Editorial bi: mulheres com m pequeno

Tem lugar hoje a Women’s March, em Washington, uma marcha convocada para o dia seguinte à tomada de posse de Donald Trump, que começou timidamente, com uma avó havaiana a desafiar 40 amigas para que marchassem com ela, protestando contra a eleição de um homem que tem dado inúmeras provas da sua misoginia e machismo…

Depois, já se sabe, o poder da internet muda tudo e em poucas semanas uma combinação entre amigas passou a ser uma marcha com cerca de 200 mil participantes previstos, só em Washington. Espera-se que esta possa vir a ser a maior manifestação que a América já viu como reação à tomada de posse de um presidente – ultrapassando os protestos em torno de Richard Nixon e George W. Bush. À medida que esta marcha foi crescendo nos EUA, um pouco por todo o mundo começaram a ser organizadas iniciativas semelhantes. 

E Portugal não foi exceção: a Marcha de Mulheres #NãoSejasTrump, terá hoje, a partir das 15h, pontos de encontro em Lisboa, Porto, Braga, Coimbra, Faro e Angra do Heroísmo, entre outras cidades. E, tal como nos EUA, ainda que promovida por mulheres, esta marcha não pretende ser nem apenas para mulheres nem apenas acerca da luta pela igualdade de género, reunindo movimentos feministas mas também antirracistas, anticapitalistas, LGBTQ+, ambientalistas e contra a precariedade no trabalho, entre outros. Ora, a propósito desta marcha, na página do evento nacional, surgiu um comentário que incendiou as discussões. “Marcha das mal fodidas”, podia ler-se, com todas as letras, num post assinado por um perfil feminino de uma jovem mãe, que não identificarei.

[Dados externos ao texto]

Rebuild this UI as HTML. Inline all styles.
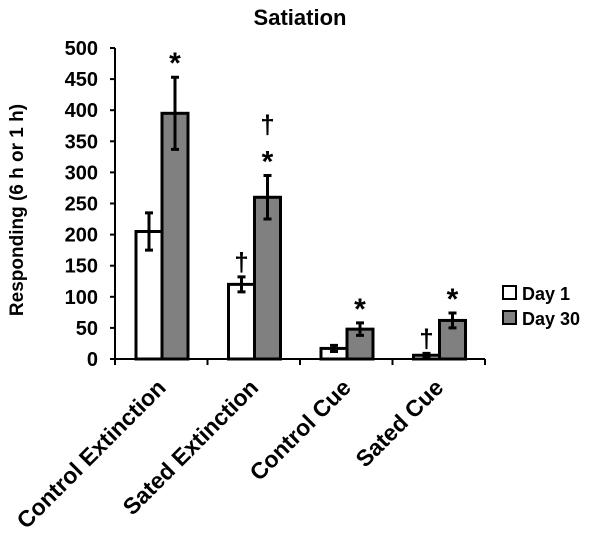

Esta ‘mulher’ deu-se ao trabalho de entrar na página de um evento – que pelos vistos não lhe interessa nem ao qual reconhece razão de ser – para escrever esta frase. E eu não consigo parar de pensar o que será que a incomoda tanto nesta marcha. Ninguém a obriga a ir, ninguém a obriga a concordar com a sua existência. Ninguém a obriga a nada. Aquilo a que estaria obrigada, por ela e pelas mulheres que a rodeiam, é a respeitar a sua condição feminina. Uma condição feminina que nada tem a ver com ser bem ou mal fodida, muitas ou poucas vezes. Infelizmente, a luta pela igualdade de género faz-se, antes de mais, dentro do próprio género feminino.